Thursday, May 10, 2007

Team Clemens


Here's one of my favorite shots of Roger Clemens. Pitching during Game 6 of the 1986 World Series. I look at it and realize just how horrible he's going to feel about three hours later.

Well, I am happy to know that 2007 will offer one more baseball season where we can watch this consummate professional toil at his wily craft. Baseball fans will be truly honored all over again to see him throw five quality innings every fifth or sixth day.

When is this nonsense going to stop? Are teams that starved for pitching that, every May, we are going to be subjected to this annual announcement of Roger's return to baseball? For the Yankees this year, certainly anybody that can zip up his uniform pants can qualify as a starting pitcher. I am guessing Whitey Ford couldn't be be coaxed off the golf course. And, when that dinosaur fossil Bob Shepherd went on the PA and re-introduced Clemens to the Yankee Stadium menagerie last Sunday, I was actually waiting for him to say....."And returning to manage in 2010....Billy Martin."

Bill Stoneman, GM of the Los Angeles Angels of Orange County in the Western Time Zone, nailed it. "I don't think this is good for the integrity of the game. He shouldn't be able to sit on the sidelines, watch how things are going and decide where to go. No club should be able to benefit from that."

Bingo.

Sure, we get Clemens' regurgitated pablum about wanting to be involved one more time with a baseball team headed for a championship.

Fat Boy, you haven't been involved with any team but yourself in years.

Tim McCarver got it right. He said during Fox' Saturday game that, if Clemens was truly interested in being part of a team's championship year, he should be with them as early as spring training.

Amen.

We keep welcoming back this lowlife year after year. We let him dictate the rules. He wants to perserve his strength, so he can't possibly pitch earlier than May 15. For that same reason, he's allowed to miss most games when he is not pitching.
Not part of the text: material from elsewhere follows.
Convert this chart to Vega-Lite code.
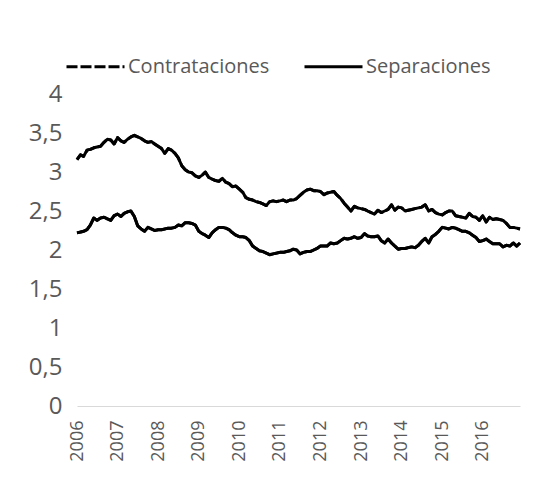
{
  "$schema": "https://vega.github.io/schema/vega-lite/v6.json",
  "width": 443,
  "height": 312,
  "autosize": {"type": "none"},
  "padding": {"left": 77, "top": 94, "right": 15, "bottom": 73},
  "background": "white",
  "config": {
    "view": {"stroke": null},
    "font": "Open Sans",
    "legend": {"symbolStrokeColor": "black", "symbolOpacity": 1}
  },
  "data": {
    "values": [
      {"fecha":"2006-01-01","Contrataciones":3.16,"Separaciones":2.22},
      {"fecha":"2006-02-01","Contrataciones":3.22,"Separaciones":2.23},
      {"fecha":"2006-03-01","Contrataciones":3.20,"Separaciones":2.24},
      {"fecha":"2006-04-01","Contrataciones":3.28,"Separaciones":2.26},
      {"fecha":"2006-05-01","Contrataciones":3.29,"Separaciones":2.32},
      {"fecha":"2006-06-01","Contrataciones":3.31,"Separaciones":2.41},
      {"fecha":"2006-07-01","Contrataciones":3.32,"Separaciones":2.38},
      {"fecha":"2006-08-01","Contrataciones":3.33,"Separaciones":2.41},
      {"fecha":"2006-09-01","Contrataciones":3.38,"Separaciones":2.42},
      {"fecha":"2006-10-01","Contrataciones":3.42,"Separaciones":2.40},
      {"fecha":"2006-11-01","Contrataciones":3.41,"Separaciones":2.38},
      {"fecha":"2006-12-01","Contrataciones":3.36,"Separaciones":2.44},
      {"fecha":"2007-01-01","Contrataciones":3.44,"Separaciones":2.46},
      {"fecha":"2007-02-01","Contrataciones":3.40,"Separaciones":2.43},
      {"fecha":"2007-03-01","Contrataciones":3.38,"Separaciones":2.47},
      {"fecha":"2007-04-01","Contrataciones":3.42,"Separaciones":2.49},
      {"fecha":"2007-05-01","Contrataciones":3.45,"Separaciones":2.50},
      {"fecha":"2007-06-01","Contrataciones":3.47,"Separaciones":2.43},
      {"fecha":"2007-07-01","Contrataciones":3.45,"Separaciones":2.31},
      {"fecha":"2007-08-01","Contrataciones":3.43,"Separaciones":2.27},
      {"fecha":"2007-09-01","Contrataciones":3.40,"Separaciones":2.24},
      {"fecha":"2007-10-01","Contrataciones":3.38,"Separaciones":2.29},
      {"fecha":"2007-11-01","Contrataciones":3.39,"Separaciones":2.27},
      {"fecha":"2007-12-01","Contrataciones":3.36,"Separaciones":2.25},
      {"fecha":"2008-01-01","Contrataciones":3.33,"Separaciones":2.26},
      {"fecha":"2008-02-01","Contrataciones":3.30,"Separaciones":2.26},
      {"fecha":"2008-03-01","Contrataciones":3.24,"Separaciones":2.27},
      {"fecha":"2008-04-01","Contrataciones":3.30,"Separaciones":2.28},
      {"fecha":"2008-05-01","Contrataciones":3.28,"Separaciones":2.28},
      {"fecha":"2008-06-01","Contrataciones":3.24,"Separaciones":2.29},
      {"fecha":"2008-07-01","Contrataciones":3.18,"Separaciones":2.32},
      {"fecha":"2008-08-01","Contrataciones":3.08,"Separaciones":2.31},
      {"fecha":"2008-09-01","Contrataciones":3.03,"Separaciones":2.35},
      {"fecha":"2008-10-01","Contrataciones":3.00,"Separaciones":2.35},
      {"fecha":"2008-11-01","Contrataciones":2.99,"Separaciones":2.34},
      {"fecha":"2008-12-01","Contrataciones":2.95,"Separaciones":2.32},
      {"fecha":"2009-01-01","Contrataciones":2.93,"Separaciones":2.24},
      {"fecha":"2009-02-01","Contrataciones":2.96,"Separaciones":2.21},
      {"fecha":"2009-03-01","Contrataciones":3.00,"Separaciones":2.19},
      {"fecha":"2009-04-01","Contrataciones":2.93,"Separaciones":2.16},
      {"fecha":"2009-05-01","Contrataciones":2.91,"Separaciones":2.22},
      {"fecha":"2009-06-01","Contrataciones":2.89,"Separaciones":2.26},
      {"fecha":"2009-07-01","Contrataciones":2.88,"Separaciones":2.29},
      {"fecha":"2009-08-01","Contrataciones":2.92,"Separaciones":2.29},
      {"fecha":"2009-09-01","Contrataciones":2.87,"Separaciones":2.28},
      {"fecha":"2009-10-01","Contrataciones":2.85,"Separaciones":2.26},
      {"fecha":"2009-11-01","Contrataciones":2.81,"Separaciones":2.22},
      {"fecha":"2009-12-01","Contrataciones":2.82,"Separaciones":2.19},
      {"fecha":"2010-01-01","Contrataciones":2.78,"Separaciones":2.17},
      {"fecha":"2010-02-01","Contrataciones":2.74,"Separaciones":2.17},
      {"fecha":"2010-03-01","Contrataciones":2.67,"Separaciones":2.16},
      {"fecha":"2010-04-01","Contrataciones":2.65,"Separaciones":2.12},
      {"fecha":"2010-05-01","Contrataciones":2.64,"Separaciones":2.05},
      {"fecha":"2010-06-01","Contrataciones":2.62,"Separaciones":2.02},
      {"fecha":"2010-07-01","Contrataciones":2.61,"Separaciones":1.99},
      {"fecha":"2010-08-01","Contrataciones":2.59,"Separaciones":1.98},
      {"fecha":"2010-09-01","Contrataciones":2.57,"Separaciones":1.96},
      {"fecha":"2010-10-01","Contrataciones":2.62,"Separaciones":1.94},
      {"fecha":"2010-11-01","Contrataciones":2.63,"Separaciones":1.95},
      {"fecha":"2010-12-01","Contrataciones":2.62,"Separaciones":1.96},
      {"fecha":"2011-01-01","Contrataciones":2.63,"Separaciones":1.97},
      {"fecha":"2011-02-01","Contrataciones":2.64,"Separaciones":1.97},
      {"fecha":"2011-03-01","Contrataciones":2.62,"Separaciones":1.98},
      {"fecha":"2011-04-01","Contrataciones":2.64,"Separaciones":1.99},
      {"fecha":"2011-05-01","Contrataciones":2.64,"Separaciones":2.01},
      {"fecha":"2011-06-01","Contrataciones":2.66,"Separaciones":2.00},
      {"fecha":"2011-07-01","Contrataciones":2.70,"Separaciones":1.95},
      {"fecha":"2011-08-01","Contrataciones":2.74,"Separaciones":1.97},
      {"fecha":"2011-09-01","Contrataciones":2.77,"Separaciones":1.98},
      {"fecha":"2011-10-01","Contrataciones":2.78,"Separaciones":1.98},
      {"fecha":"2011-11-01","Contrataciones":2.76,"Separaciones":2.00},
      {"fecha":"2011-12-01","Contrataciones":2.76,"Separaciones":2.02},
      {"fecha":"2012-01-01","Contrataciones":2.75,"Separaciones":2.05},
      {"fecha":"2012-02-01","Contrataciones":2.71,"Separaciones":2.05},
      {"fecha":"2012-03-01","Contrataciones":2.73,"Separaciones":2.05},
      {"fecha":"2012-04-01","Contrataciones":2.74,"Separaciones":2.09},
      {"fecha":"2012-05-01","Contrataciones":2.75,"Separaciones":2.08},
      {"fecha":"2012-06-01","Contrataciones":2.70,"Separaciones":2.09},
      {"fecha":"2012-07-01","Contrataciones":2.66,"Separaciones":2.12},
      {"fecha":"2012-08-01","Contrataciones":2.60,"Separaciones":2.15},
      {"fecha":"2012-09-01","Contrataciones":2.55,"Separaciones":2.14},
      {"fecha":"2012-10-01","Contrataciones":2.50,"Separaciones":2.15},
      {"fecha":"2012-11-01","Contrataciones":2.56,"Separaciones":2.17},
      {"fecha":"2012-12-01","Contrataciones":2.54,"Separaciones":2.15},
      {"fecha":"2013-01-01","Contrataciones":2.53,"Separaciones":2.16},
      {"fecha":"2013-02-01","Contrataciones":2.52,"Separaciones":2.21},
      {"fecha":"2013-03-01","Contrataciones":2.50,"Separaciones":2.18},
      {"fecha":"2013-04-01","Contrataciones":2.48,"Separaciones":2.17},
      {"fecha":"2013-05-01","Contrataciones":2.46,"Separaciones":2.17},
      {"fecha":"2013-06-01","Contrataciones":2.51,"Separaciones":2.18},
      {"fecha":"2013-07-01","Contrataciones":2.48,"Separaciones":2.12},
      {"fecha":"2013-08-01","Contrataciones":2.50,"Separaciones":2.09},
      {"fecha":"2013-09-01","Contrataciones":2.52,"Separaciones":2.14},
      {"fecha":"2013-10-01","Contrataciones":2.58,"Separaciones":2.09},
      {"fecha":"2013-11-01","Contrataciones":2.51,"Separaciones":2.05},
      {"fecha":"2013-12-01","Contrataciones":2.55,"Separaciones":2.01},
      {"fecha":"2014-01-01","Contrataciones":2.54,"Separaciones":2.02},
      {"fecha":"2014-02-01","Contrataciones":2.50,"Separaciones":2.02},
      {"fecha":"2014-03-01","Contrataciones":2.51,"Separaciones":2.03},
      {"fecha":"2014-04-01","Contrataciones":2.52,"Separaciones":2.04},
      {"fecha":"2014-05-01","Contrataciones":2.53,"Separaciones":2.03},
      {"fecha":"2014-06-01","Contrataciones":2.54,"Separaciones":2.06},
      {"fecha":"2014-07-01","Contrataciones":2.55,"Separaciones":2.11},
      {"fecha":"2014-08-01","Contrataciones":2.58,"Separaciones":2.15},
      {"fecha":"2014-09-01","Contrataciones":2.50,"Separaciones":2.09},
      {"fecha":"2014-10-01","Contrataciones":2.52,"Separaciones":2.17},
      {"fecha":"2014-11-01","Contrataciones":2.48,"Separaciones":2.20},
      {"fecha":"2014-12-01","Contrataciones":2.46,"Separaciones":2.24},
      {"fecha":"2015-01-01","Contrataciones":2.45,"Separaciones":2.29},
      {"fecha":"2015-02-01","Contrataciones":2.48,"Separaciones":2.28},
      {"fecha":"2015-03-01","Contrataciones":2.50,"Separaciones":2.27},
      {"fecha":"2015-04-01","Contrataciones":2.50,"Separaciones":2.29},
      {"fecha":"2015-05-01","Contrataciones":2.44,"Separaciones":2.28},
      {"fecha":"2015-06-01","Contrataciones":2.43,"Separaciones":2.26},
      {"fecha":"2015-07-01","Contrataciones":2.42,"Separaciones":2.24},
      {"fecha":"2015-08-01","Contrataciones":2.41,"Separaciones":2.24},
      {"fecha":"2015-09-01","Contrataciones":2.47,"Separaciones":2.22},
      {"fecha":"2015-10-01","Contrataciones":2.43,"Separaciones":2.19},
      {"fecha":"2015-11-01","Contrataciones":2.42,"Separaciones":2.16},
      {"fecha":"2015-12-01","Contrataciones":2.38,"Separaciones":2.11},
      {"fecha":"2016-01-01","Contrataciones":2.44,"Separaciones":2.12},
      {"fecha":"2016-02-01","Contrataciones":2.36,"Separaciones":2.14},
      {"fecha":"2016-03-01","Contrataciones":2.42,"Separaciones":2.11},
      {"fecha":"2016-04-01","Contrataciones":2.39,"Separaciones":2.08},
      {"fecha":"2016-05-01","Contrataciones":2.40,"Separaciones":2.08},
      {"fecha":"2016-06-01","Contrataciones":2.39,"Separaciones":2.08},
      {"fecha":"2016-07-01","Contrataciones":2.38,"Separaciones":2.04},
      {"fecha":"2016-08-01","Contrataciones":2.34,"Separaciones":2.06},
      {"fecha":"2016-09-01","Contrataciones":2.29,"Separaciones":2.05},
      {"fecha":"2016-10-01","Contrataciones":2.29,"Separaciones":2.09},
      {"fecha":"2016-11-01","Contrataciones":2.28,"Separaciones":2.05},
      {"fecha":"2016-12-01","Contrataciones":2.27,"Separaciones":2.09}
    ]
  },
  "transform": [
    {"fold": ["Contrataciones", "Separaciones"], "as": ["serie", "valor"]}
  ],
  "encoding": {
    "x": {
      "field": "fecha",
      "type": "temporal",
      "scale": {
        "type": "utc",
        "nice": false,
        "domain": [
          {"year": 2006, "month": 1, "date": 1, "utc": true},
          {"year": 2016, "month": 12, "date": 1, "utc": true}
        ]
      },
      "axis": {
        "title": null,
        "values": [
          {"year": 2006, "utc": true}, {"year": 2007, "utc": true}, {"year": 2008, "utc": true},
          {"year": 2009, "utc": true}, {"year": 2010, "utc": true}, {"year": 2011, "utc": true},
          {"year": 2012, "utc": true}, {"year": 2013, "utc": true}, {"year": 2014, "utc": true},
          {"year": 2015, "utc": true}, {"year": 2016, "utc": true}
        ],
        "format": "%Y",
        "labelAngle": -90,
        "labelAlign": "right",
        "labelBaseline": "middle",
        "labelPadding": 14,
        "labelFontSize": 18,
        "labelColor": "#595959",
        "labelFlush": false,
        "labelOverlap": false,
        "ticks": false,
        "grid": false,
        "domain": true,
        "domainColor": "#d9d9d9",
        "domainWidth": 1
      }
    },
    "y": {
      "field": "valor",
      "type": "quantitative",
      "scale": {"domain": [0, 4], "nice": false, "zero": true},
      "axis": {
        "title": null,
        "values": [0, 0.5, 1, 1.5, 2, 2.5, 3, 3.5, 4],
        "labelExpr": "replace(toString(datum.value), '.', ',')",
        "labelFontSize": 24,
        "labelColor": "#595959",
        "labelPadding": 15,
        "ticks": false,
        "domain": false,
        "grid": false
      }
    }
  },
  "layer": [
    {
      "mark": {"type": "line", "color": "black", "strokeWidth": 3, "strokeJoin": "round"},
      "encoding": {"detail": {"field": "serie", "type": "nominal"}}
    },
    {
      "mark": {"type": "line", "color": "black", "strokeWidth": 3, "strokeJoin": "round"},
      "encoding": {
        "strokeDash": {
          "field": "serie",
          "type": "nominal",
          "scale": {"domain": ["Contrataciones", "Separaciones"], "range": [[11, 3], [1, 0]]},
          "legend": {
            "title": null,
            "orient": "none",
            "direction": "horizontal",
            "legendX": -12,
            "legendY": -58,
            "symbolType": "stroke",
            "symbolSize": 3364,
            "symbolStrokeWidth": 3,
            "symbolStrokeColor": "black",
            "labelFontSize": 20,
            "labelColor": "#595959",
            "labelOffset": 2,
            "columnPadding": 28,
            "padding": 0
          }
        }
      }
    }
  ]
}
He essentially sweeps in only when he is scheduled to work. I guess being there to support his other teammates on those "non-Roger" days really saps his energy. Even former teammate David Wells, another staunch pillar of the community, says this is bad for team morale. And try this one on for size: Greg Maddux, also on the side of 40 that is closer to 50, was asked if he would ever try the Clemens approach of shortening his season to perserve his annual pitch count. Maddux replied that he would never try it because he loves being with a team in spring training.

A team. A unique four letter word in the classless Clemens vocabulary.

Of course, this pig is also making money hand over fist with his pro-rated seasons. Sure, you can tell me that a lot of it goes to the Roger Clemens Foundation, which is dedicated to advancing educational and religious avenues for children. Uh-huh. You know what the latter means, right? We are growing more fundamentalists. Just what this country need. But, I digress...

I remember when Jolly Roger bolted from the Toronto Blue Jays to go to the Yankees years ago. He didn't want to close out his career without being in a World Series.

Roger, I have two words for you.

Ernie Banks. Roger, you're not even fit to clean up the sunflower seeds Ernie spits out onto the dugout floor.

Whether it be on the mound or in the clubhouse, Roger Clemens is concerned about one thing and one thing only: Roger Clemens. It's about the money in his pocket. The ring on his finger. He could care less about anybody else.

I am hoping that, even with his talents, forty four plus years on this earth have slowed his reflexes at least one nano-second and he won't be able to get out of the way of a screeching line drive back to the box. And, while he will still show flashes of dominance, there will be more and more outings where he is lit up like the Rockefeller Center Christmas Tree. It's not like he's going to make that much of a difference for the Junkees. He's just one more starter on a staff that can't get past 5 2/3 innings. They need at least 3 relief pitchers every game, and that includes Mariano Rivera who is definitely winding down. If the Pinstripes needed to pull in a pitcher from the woodpile, they should have gone after Dennis Eckersley or Goose Gossage.

Hopefully, maybe some baseball season soon, this overstuffed ego will stay down on his Texas farm with his goofy wife (have you ever listened to her being interviewed? Her IQ is lower than Roger's career ERA) and those peckerwood kids of his.

Of course, the longer he pitches, the longer it will take for him to be inducted into the Hall of Fame.

If we're lucky, all those steroids will finally take hold and the honor will be posthumous.

Dinner last night: Turkey burger at the Cheesecake Factory.